### Stated problem
From the listing that follows, output everything exactly except the pictures.

### Raw data

+===+

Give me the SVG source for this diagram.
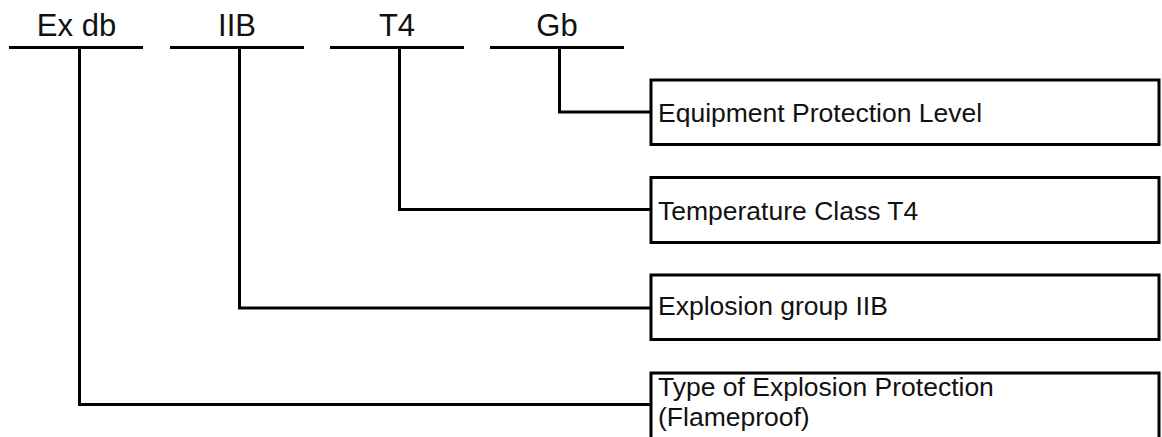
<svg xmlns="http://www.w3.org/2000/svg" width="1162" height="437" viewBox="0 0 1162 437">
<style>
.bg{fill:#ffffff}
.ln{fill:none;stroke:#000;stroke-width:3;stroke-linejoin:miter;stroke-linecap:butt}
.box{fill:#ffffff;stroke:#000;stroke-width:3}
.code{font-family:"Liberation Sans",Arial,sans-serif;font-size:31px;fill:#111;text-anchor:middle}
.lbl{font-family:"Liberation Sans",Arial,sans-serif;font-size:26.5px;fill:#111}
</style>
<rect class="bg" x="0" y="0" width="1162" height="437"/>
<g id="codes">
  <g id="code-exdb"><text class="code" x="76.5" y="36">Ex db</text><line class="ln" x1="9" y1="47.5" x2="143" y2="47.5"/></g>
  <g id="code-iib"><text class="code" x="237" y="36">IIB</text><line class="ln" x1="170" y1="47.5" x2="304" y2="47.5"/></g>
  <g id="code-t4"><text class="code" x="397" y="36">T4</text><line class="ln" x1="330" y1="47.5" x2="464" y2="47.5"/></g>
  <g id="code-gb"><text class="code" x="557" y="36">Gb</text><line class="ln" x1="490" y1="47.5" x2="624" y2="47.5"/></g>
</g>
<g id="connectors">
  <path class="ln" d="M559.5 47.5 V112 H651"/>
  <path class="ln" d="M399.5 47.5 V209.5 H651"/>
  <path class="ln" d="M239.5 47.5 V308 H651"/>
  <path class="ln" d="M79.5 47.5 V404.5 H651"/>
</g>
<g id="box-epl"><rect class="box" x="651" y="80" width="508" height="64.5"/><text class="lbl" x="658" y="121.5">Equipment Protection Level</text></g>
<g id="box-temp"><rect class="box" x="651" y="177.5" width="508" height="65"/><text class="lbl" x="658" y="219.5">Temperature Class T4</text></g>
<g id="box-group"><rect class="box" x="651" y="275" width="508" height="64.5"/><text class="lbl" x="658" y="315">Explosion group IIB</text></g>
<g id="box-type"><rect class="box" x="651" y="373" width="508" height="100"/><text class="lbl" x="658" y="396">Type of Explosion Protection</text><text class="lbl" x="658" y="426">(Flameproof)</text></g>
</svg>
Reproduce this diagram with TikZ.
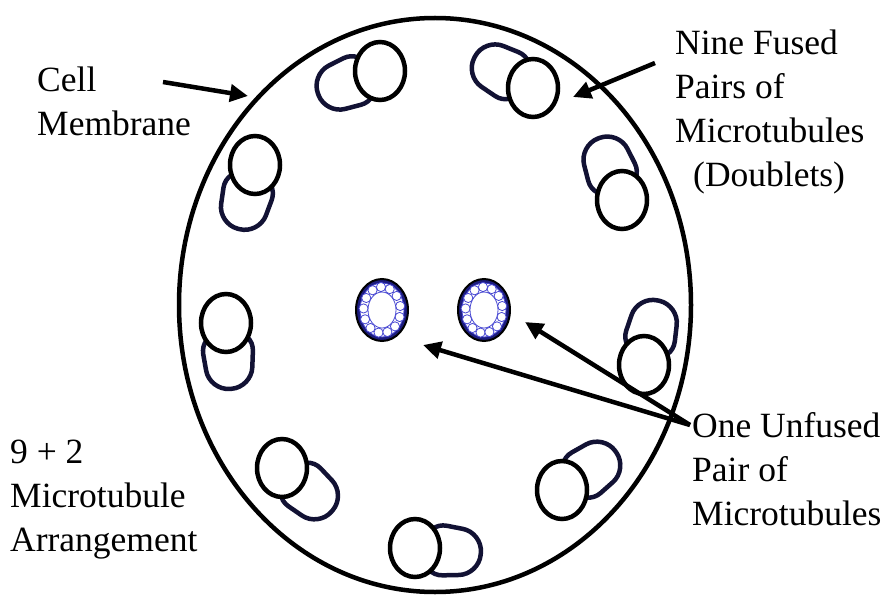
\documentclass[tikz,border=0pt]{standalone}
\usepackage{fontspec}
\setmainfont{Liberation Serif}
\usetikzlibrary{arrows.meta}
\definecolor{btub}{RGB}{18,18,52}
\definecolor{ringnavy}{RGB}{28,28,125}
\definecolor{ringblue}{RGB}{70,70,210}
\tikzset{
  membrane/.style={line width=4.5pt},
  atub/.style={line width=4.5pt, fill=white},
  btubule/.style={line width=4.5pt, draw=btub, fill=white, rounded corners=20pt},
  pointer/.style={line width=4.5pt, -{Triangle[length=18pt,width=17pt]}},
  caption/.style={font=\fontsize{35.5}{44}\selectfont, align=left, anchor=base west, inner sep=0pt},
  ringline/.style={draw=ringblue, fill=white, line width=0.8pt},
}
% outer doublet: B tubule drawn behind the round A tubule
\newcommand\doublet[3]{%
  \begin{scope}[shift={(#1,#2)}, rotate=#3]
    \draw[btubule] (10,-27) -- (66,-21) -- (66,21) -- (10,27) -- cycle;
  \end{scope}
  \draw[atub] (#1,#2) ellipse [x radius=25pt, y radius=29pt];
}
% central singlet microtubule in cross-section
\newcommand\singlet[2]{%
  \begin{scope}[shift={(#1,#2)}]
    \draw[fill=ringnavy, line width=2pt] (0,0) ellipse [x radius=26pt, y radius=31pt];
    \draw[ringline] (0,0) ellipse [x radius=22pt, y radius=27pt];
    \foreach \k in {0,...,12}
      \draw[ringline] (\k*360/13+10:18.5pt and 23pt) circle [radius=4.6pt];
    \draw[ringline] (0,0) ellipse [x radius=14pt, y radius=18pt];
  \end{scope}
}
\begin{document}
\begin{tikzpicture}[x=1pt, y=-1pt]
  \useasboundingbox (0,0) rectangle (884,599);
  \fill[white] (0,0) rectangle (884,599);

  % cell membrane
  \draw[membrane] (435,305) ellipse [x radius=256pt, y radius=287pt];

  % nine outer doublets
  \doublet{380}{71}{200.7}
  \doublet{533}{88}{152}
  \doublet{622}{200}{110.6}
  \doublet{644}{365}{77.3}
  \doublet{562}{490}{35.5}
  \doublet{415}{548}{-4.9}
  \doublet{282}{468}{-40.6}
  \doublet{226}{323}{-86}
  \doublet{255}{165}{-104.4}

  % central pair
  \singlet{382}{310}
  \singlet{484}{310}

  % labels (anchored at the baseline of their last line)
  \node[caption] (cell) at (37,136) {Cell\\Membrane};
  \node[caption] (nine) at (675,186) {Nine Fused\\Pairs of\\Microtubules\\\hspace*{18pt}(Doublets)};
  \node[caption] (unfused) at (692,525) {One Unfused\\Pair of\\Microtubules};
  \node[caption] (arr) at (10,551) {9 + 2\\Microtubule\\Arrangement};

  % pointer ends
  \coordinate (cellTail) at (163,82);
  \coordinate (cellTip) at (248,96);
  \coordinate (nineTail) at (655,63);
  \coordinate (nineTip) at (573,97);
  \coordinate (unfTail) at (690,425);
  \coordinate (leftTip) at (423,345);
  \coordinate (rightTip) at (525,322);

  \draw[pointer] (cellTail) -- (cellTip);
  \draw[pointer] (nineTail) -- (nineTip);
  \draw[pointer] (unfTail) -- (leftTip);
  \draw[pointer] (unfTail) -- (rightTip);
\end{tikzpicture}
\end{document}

+===+

### Answer to the problem
Give me the SVG source for this diagram.
<svg xmlns="http://www.w3.org/2000/svg" width="1162" height="437" viewBox="0 0 1162 437">
<style>
.bg{fill:#ffffff}
.ln{fill:none;stroke:#000;stroke-width:3;stroke-linejoin:miter;stroke-linecap:butt}
.box{fill:#ffffff;stroke:#000;stroke-width:3}
.code{font-family:"Liberation Sans",Arial,sans-serif;font-size:31px;fill:#111;text-anchor:middle}
.lbl{font-family:"Liberation Sans",Arial,sans-serif;font-size:26.5px;fill:#111}
</style>
<rect class="bg" x="0" y="0" width="1162" height="437"/>
<g id="codes">
  <g id="code-exdb"><text class="code" x="76.5" y="36">Ex db</text><line class="ln" x1="9" y1="47.5" x2="143" y2="47.5"/></g>
  <g id="code-iib"><text class="code" x="237" y="36">IIB</text><line class="ln" x1="170" y1="47.5" x2="304" y2="47.5"/></g>
  <g id="code-t4"><text class="code" x="397" y="36">T4</text><line class="ln" x1="330" y1="47.5" x2="464" y2="47.5"/></g>
  <g id="code-gb"><text class="code" x="557" y="36">Gb</text><line class="ln" x1="490" y1="47.5" x2="624" y2="47.5"/></g>
</g>
<g id="connectors">
  <path class="ln" d="M559.5 47.5 V112 H651"/>
  <path class="ln" d="M399.5 47.5 V209.5 H651"/>
  <path class="ln" d="M239.5 47.5 V308 H651"/>
  <path class="ln" d="M79.5 47.5 V404.5 H651"/>
</g>
<g id="box-epl"><rect class="box" x="651" y="80" width="508" height="64.5"/><text class="lbl" x="658" y="121.5">Equipment Protection Level</text></g>
<g id="box-temp"><rect class="box" x="651" y="177.5" width="508" height="65"/><text class="lbl" x="658" y="219.5">Temperature Class T4</text></g>
<g id="box-group"><rect class="box" x="651" y="275" width="508" height="64.5"/><text class="lbl" x="658" y="315">Explosion group IIB</text></g>
<g id="box-type"><rect class="box" x="651" y="373" width="508" height="100"/><text class="lbl" x="658" y="396">Type of Explosion Protection</text><text class="lbl" x="658" y="426">(Flameproof)</text></g>
</svg>
Reproduce this diagram with TikZ.
\documentclass[tikz,border=0pt]{standalone}
\usepackage{fontspec}
\setmainfont{Liberation Serif}
\usetikzlibrary{arrows.meta}
\definecolor{btub}{RGB}{18,18,52}
\definecolor{ringnavy}{RGB}{28,28,125}
\definecolor{ringblue}{RGB}{70,70,210}
\tikzset{
  membrane/.style={line width=4.5pt},
  atub/.style={line width=4.5pt, fill=white},
  btubule/.style={line width=4.5pt, draw=btub, fill=white, rounded corners=20pt},
  pointer/.style={line width=4.5pt, -{Triangle[length=18pt,width=17pt]}},
  caption/.style={font=\fontsize{35.5}{44}\selectfont, align=left, anchor=base west, inner sep=0pt},
  ringline/.style={draw=ringblue, fill=white, line width=0.8pt},
}
% outer doublet: B tubule drawn behind the round A tubule
\newcommand\doublet[3]{%
  \begin{scope}[shift={(#1,#2)}, rotate=#3]
    \draw[btubule] (10,-27) -- (66,-21) -- (66,21) -- (10,27) -- cycle;
  \end{scope}
  \draw[atub] (#1,#2) ellipse [x radius=25pt, y radius=29pt];
}
% central singlet microtubule in cross-section
\newcommand\singlet[2]{%
  \begin{scope}[shift={(#1,#2)}]
    \draw[fill=ringnavy, line width=2pt] (0,0) ellipse [x radius=26pt, y radius=31pt];
    \draw[ringline] (0,0) ellipse [x radius=22pt, y radius=27pt];
    \foreach \k in {0,...,12}
      \draw[ringline] (\k*360/13+10:18.5pt and 23pt) circle [radius=4.6pt];
    \draw[ringline] (0,0) ellipse [x radius=14pt, y radius=18pt];
  \end{scope}
}
\begin{document}
\begin{tikzpicture}[x=1pt, y=-1pt]
  \useasboundingbox (0,0) rectangle (884,599);
  \fill[white] (0,0) rectangle (884,599);

  % cell membrane
  \draw[membrane] (435,305) ellipse [x radius=256pt, y radius=287pt];

  % nine outer doublets
  \doublet{380}{71}{200.7}
  \doublet{533}{88}{152}
  \doublet{622}{200}{110.6}
  \doublet{644}{365}{77.3}
  \doublet{562}{490}{35.5}
  \doublet{415}{548}{-4.9}
  \doublet{282}{468}{-40.6}
  \doublet{226}{323}{-86}
  \doublet{255}{165}{-104.4}

  % central pair
  \singlet{382}{310}
  \singlet{484}{310}

  % labels (anchored at the baseline of their last line)
  \node[caption] (cell) at (37,136) {Cell\\Membrane};
  \node[caption] (nine) at (675,186) {Nine Fused\\Pairs of\\Microtubules\\\hspace*{18pt}(Doublets)};
  \node[caption] (unfused) at (692,525) {One Unfused\\Pair of\\Microtubules};
  \node[caption] (arr) at (10,551) {9 + 2\\Microtubule\\Arrangement};

  % pointer ends
  \coordinate (cellTail) at (163,82);
  \coordinate (cellTip) at (248,96);
  \coordinate (nineTail) at (655,63);
  \coordinate (nineTip) at (573,97);
  \coordinate (unfTail) at (690,425);
  \coordinate (leftTip) at (423,345);
  \coordinate (rightTip) at (525,322);

  \draw[pointer] (cellTail) -- (cellTip);
  \draw[pointer] (nineTail) -- (nineTip);
  \draw[pointer] (unfTail) -- (leftTip);
  \draw[pointer] (unfTail) -- (rightTip);
\end{tikzpicture}
\end{document}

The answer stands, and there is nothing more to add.